December 5, 2021

I, Science

The science magazine of Imperial College

In the Margaret Thatcher biopic The Iron Lady, colleagues of Meryl Streep’s Thatcher tell her she will never become Conservative Party leader if she doesn’t do something to sound less shrill. She did just that, hiring a voice coach to lower the pitch of her voice, and went on to become the longest serving Prime Minister of the 20th Century. Now a study suggests that if women want to be better represented in politics, they should lower their voices too.

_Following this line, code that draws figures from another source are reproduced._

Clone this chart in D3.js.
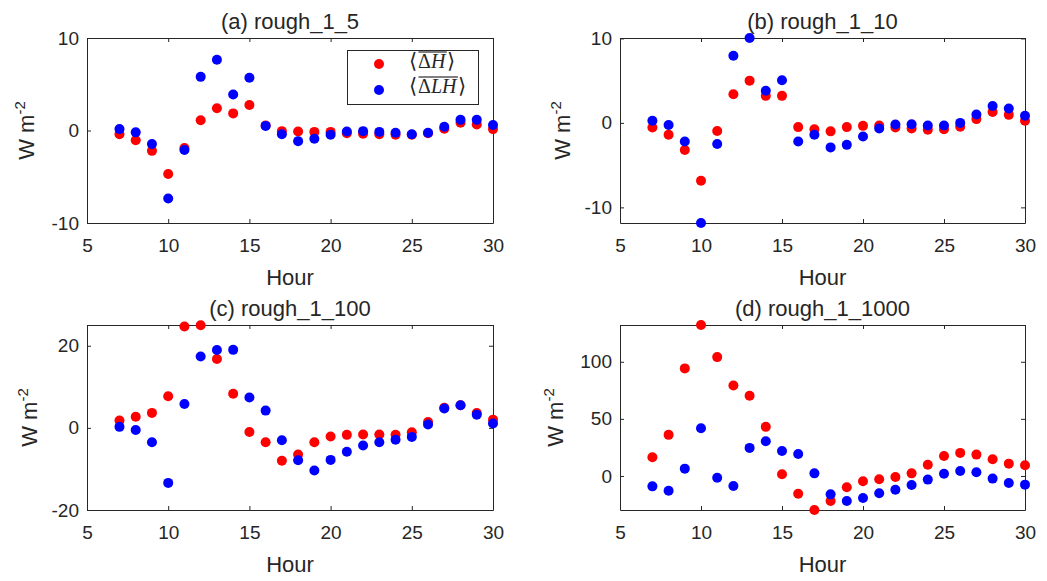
<!DOCTYPE html>
<html>
<head>
<meta charset="utf-8">
<script src="https://cdn.jsdelivr.net/npm/d3@7"></script>
<style>
  body { margin: 0; background: #fff; }
  text { fill: #262626; }
</style>
</head>
<body>
<svg id="chart" width="1047" height="581"></svg>
<script>
// Hour of day (x) for every series
const hours = [7, 8, 9, 10, 11, 12, 13, 14, 15, 16, 17, 18, 19, 20, 21, 22, 23, 24, 25, 26, 27, 28, 29, 30];
const xTicks = [5, 10, 15, 20, 25, 30];

// <ΔH> and <ΔLH> for each roughness case (W m-2)
const dH_5 = [-0.4, -1.05, -2.2, -4.7, -1.9, 1.1, 2.4, 1.85, 2.75, 0.55, -0.07, -0.1, -0.15, -0.15, -0.3, -0.35, -0.4, -0.45, -0.45, -0.3, 0.2, 0.85, 0.65, 0.15];
const dLH_5 = [0.15, -0.2, -1.45, -7.35, -2.1, 5.8, 7.65, 3.9, 5.7, 0.5, -0.4, -1.15, -0.9, -0.45, -0.1, -0.07, -0.15, -0.25, -0.4, -0.25, 0.4, 1.15, 1.15, 0.6];

const dH_10 = [-0.55, -1.4, -3.2, -6.85, -0.95, 3.4, 5.0, 3.2, 3.2, -0.5, -0.75, -1.0, -0.5, -0.35, -0.3, -0.55, -0.65, -0.8, -0.75, -0.45, 0.45, 1.3, 0.95, 0.25];
const dLH_10 = [0.25, -0.25, -2.2, -11.85, -2.5, 7.95, 10.05, 3.8, 5.05, -2.2, -1.4, -2.9, -2.6, -1.6, -0.65, -0.2, -0.15, -0.3, -0.3, 0.0, 1.0, 2.0, 1.7, 0.85];

const dH_100 = [1.8, 2.7, 3.65, 7.7, 24.7, 25.0, 16.75, 8.3, -1.0, -3.5, -8.0, -6.5, -3.5, -2.1, -1.7, -1.6, -1.6, -1.7, -1.05, 1.4, 4.9, 5.5, 3.6, 2.0];
const dLH_100 = [0.25, -0.5, -3.5, -13.4, 5.8, 17.4, 18.95, 19.0, 7.4, 4.2, -3.0, -7.9, -10.4, -7.8, -5.8, -4.3, -3.5, -2.9, -2.2, 0.8, 4.7, 5.5, 3.2, 1.05];

const dH_1000 = [16.4, 36, 94.2, 132.2, 104.1, 79.2, 70.2, 43, 1.5, -15.5, -29.8, -21.9, -9.9, -4.7, -2.9, -0.9, 2.3, 9.9, 17.5, 20.2, 18.7, 14.6, 10.8, 9.4];
const dLH_1000 = [-9.1, -12.9, 6.4, 41.8, -1.5, -8.8, 24.6, 30.4, 21.9, 19.3, 2.3, -16.1, -21.9, -19.3, -15.2, -12.0, -7.9, -3.2, 2.0, 4.4, 3.2, -2.3, -6.1, -7.6];

// Panel titles, y limits and y tick labels
const titles = ["(a) rough_1_5", "(b) rough_1_10", "(c) rough_1_100", "(d) rough_1_1000"];
const yDomains = [[-10, 10], [-11.85, 10.05], [-20, 25.05], [-29.8, 132.2]];
const yTicks = [[-10, 0, 10], [-10, 0, 10], [-20, 0, 20], [0, 50, 100]];
const seriesH = [dH_5, dH_10, dH_100, dH_1000];
const seriesLH = [dLH_5, dLH_10, dLH_100, dLH_1000];

// Layout of the 2x2 grid
const cols = [[87, 493], [620, 1025]];
const rows = [[38, 223], [325, 510]];
const yLabelOffset = [53, 50, 50, 57];

const SANS = "'Liberation Sans', Arial, Helvetica, sans-serif";
const SERIF = "'Liberation Serif', 'DejaVu Serif', 'Times New Roman', serif";
const AXIS_COLOR = "#262626";
const RED = "#ff0000", BLUE = "#0000ff";
const R = 5;
const plainNumber = d => String(d);

const svg = d3.select("#chart");

function styleAxis(g) {
  g.selectAll("path.domain").attr("stroke", AXIS_COLOR).attr("stroke-width", 1);
  g.selectAll(".tick line").attr("stroke", AXIS_COLOR).attr("stroke-width", 1);
  g.selectAll(".tick text")
    .attr("font-family", SANS)
    .attr("font-size", 19)
    .attr("fill", AXIS_COLOR);
}

// Math-style label: pieces laid out left to right, with an overline
// spanning the pieces flagged "bar"
function mathLabel(g, x, y, parts, size) {
  let cx = x;
  const spans = [];
  parts.forEach(p => {
    const t = g.append("text")
      .attr("x", cx).attr("y", y + (p.dy || 0))
      .attr("font-family", p.font || SERIF)
      .attr("font-size", p.size || size)
      .attr("font-style", p.it ? "italic" : "normal")
      .attr("font-weight", p.weight || null)
      .attr("fill", "#000")
      .text(p.s);
    const w = t.node().getComputedTextLength();
    if (p.bar) spans.push([cx, cx + w]);
    cx += w + (p.gap || 0);
  });
  if (spans.length) {
    g.append("line")
      .attr("x1", spans[0][0] + 0.5).attr("x2", spans[spans.length - 1][1] + 1.5)
      .attr("y1", y - size * 0.8).attr("y2", y - size * 0.8)
      .attr("stroke", "#000").attr("stroke-width", 1);
  }
}

const LBR = { s: "\u27E8", size: 21, dy: 0, font: "'DejaVu Sans', sans-serif", weight: 200, gap: 1 };
const RBR = { s: "\u27E9", size: 21, dy: 0, font: "'DejaVu Sans', sans-serif", weight: 200 };

titles.forEach((title, i) => {
  const [x0, x1] = cols[i % 2];
  const [y0, y1] = rows[Math.floor(i / 2)];

  const x = d3.scaleLinear().domain([5, 30]).range([x0, x1]);
  const y = d3.scaleLinear().domain(yDomains[i]).range([y1, y0]);

  const g = svg.append("g");

  // Box axes with inward ticks on all four sides
  g.append("g").attr("transform", `translate(0,${y1})`)
    .call(d3.axisBottom(x).tickValues(xTicks).tickFormat(plainNumber).tickSizeInner(-4).tickSizeOuter(0).tickPadding(15.5))
    .call(styleAxis);
  g.append("g").attr("transform", `translate(0,${y0})`)
    .call(d3.axisTop(x).tickValues(xTicks).tickSizeInner(-4).tickSizeOuter(0).tickFormat(""))
    .call(styleAxis);
  g.append("g").attr("transform", `translate(${x0},0)`)
    .call(d3.axisLeft(y).tickValues(yTicks[i]).tickFormat(plainNumber).tickSizeInner(-4).tickSizeOuter(0).tickPadding(8))
    .call(styleAxis);
  g.append("g").attr("transform", `translate(${x1},0)`)
    .call(d3.axisRight(y).tickValues(yTicks[i]).tickSizeInner(-4).tickSizeOuter(0).tickFormat(""))
    .call(styleAxis);
  g.selectAll(".tick text").filter(function () { return this.textContent === ""; }).remove();

  // Title
  g.append("text")
    .attr("x", (x0 + x1) / 2).attr("y", y0 - 9)
    .attr("text-anchor", "middle")
    .attr("font-family", SANS).attr("font-size", 22)
    .attr("fill", "#000")
    .text(title);

  // X label
  g.append("text")
    .attr("x", (x0 + x1) / 2).attr("y", y1 + 62)
    .attr("text-anchor", "middle")
    .attr("font-family", SANS).attr("font-size", 22)
    .attr("fill", AXIS_COLOR)
    .text("Hour");

  // Y label with superscript
  const yl = g.append("text")
    .attr("transform", `translate(${x0 - yLabelOffset[i]},${(y0 + y1) / 2}) rotate(-90)`)
    .attr("text-anchor", "middle")
    .attr("font-family", SANS).attr("font-size", 22)
    .attr("fill", AXIS_COLOR);
  yl.append("tspan").text("W m");
  yl.append("tspan").attr("font-size", 15).attr("dy", -9).text("-2");

  // Markers: <ΔH> first, <ΔLH> on top
  g.append("g").selectAll("circle")
    .data(hours.map((h, k) => [h, seriesH[i][k]]))
    .join("circle")
    .attr("cx", d => x(d[0])).attr("cy", d => y(d[1])).attr("r", R)
    .attr("fill", RED);
  g.append("g").selectAll("circle")
    .data(hours.map((h, k) => [h, seriesLH[i][k]]))
    .join("circle")
    .attr("cx", d => x(d[0])).attr("cy", d => y(d[1])).attr("r", R)
    .attr("fill", BLUE);

  // Legend in the first panel
  if (i === 0) {
    const lg = g.append("g");
    const lx = x1 - 146, ly = y0 + 12;
    lg.append("rect")
      .attr("x", lx + 0.5).attr("y", ly + 0.5).attr("width", 131).attr("height", 54)
      .attr("fill", "#fff").attr("stroke", AXIS_COLOR).attr("stroke-width", 1);
    lg.append("circle").attr("cx", lx + 32).attr("cy", ly + 14).attr("r", R).attr("fill", RED);
    lg.append("circle").attr("cx", lx + 32).attr("cy", ly + 40).attr("r", R).attr("fill", BLUE);
    mathLabel(lg, lx + 62, ly + 18, [
      LBR, { s: "\u0394", bar: true }, { s: "H", it: true, bar: true, gap: 2 }, RBR
    ], 20);
    mathLabel(lg, lx + 62, ly + 43, [
      LBR, { s: "\u0394", bar: true }, { s: "L", it: true, bar: true }, { s: "H", it: true, bar: true, gap: 2 }, RBR
    ], 20);
  }
});
</script>
</body>
</html>
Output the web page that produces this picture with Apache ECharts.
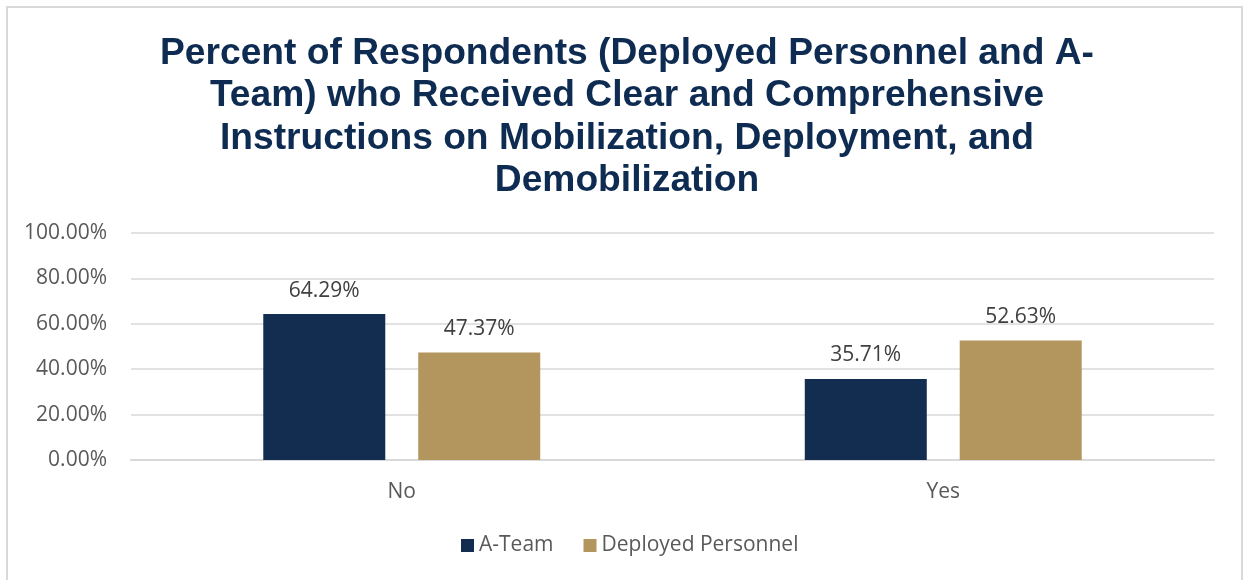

US scientists conducting research into the electability of political candidates have found that voters consistently prefer male and female candidates with lower pitched voices. “We studied men’s and women’s responses to male and female voices speaking the electorally relevant phrase, ‘I urge you to vote for me this November’,” explains research co-author Dr Casey Klofstad, Professor of Political Science at the University of Miami. “We also examined some of the reasons why participants selected a particular candidate: trustworthiness, confidence and strength.”

The results showed that for both male and female candidates the digitally altered lower-pitched voice was judged more electable than the alternative higher-pitched version. “In judgement of women, universally men and women view lower pitched female voices to be more trustworthy, more dominant and stronger,” said Klofstad.

But while a lower pitched voice may be more electable, for women this comes at the expense of their attractiveness to voters. “If you take what we have found in concert with other studies, qualities like strength, attractiveness, electability – all of these things for men go in the same direction,” explained Dr Klofstad. “Low pitch is strong, low is attractive, low is electable. Women face the unique difference that perception of their capacity to lead and their attractiveness go in opposite directions. For women high pitch is attractive, but low is trustworthy and confident; low is electable.”

The findings could partly account for why there are fewer women in high political positions. “We don’t want to say that we have somehow found a universal explanation for gender inequality in political roles,” said Dr Klofstad, “but voice pitch could be one of the factors.”

Many women might see this as an unfair disadvantage in a system already set against them but if they want to beat men at their own game, they may have to lower their tone.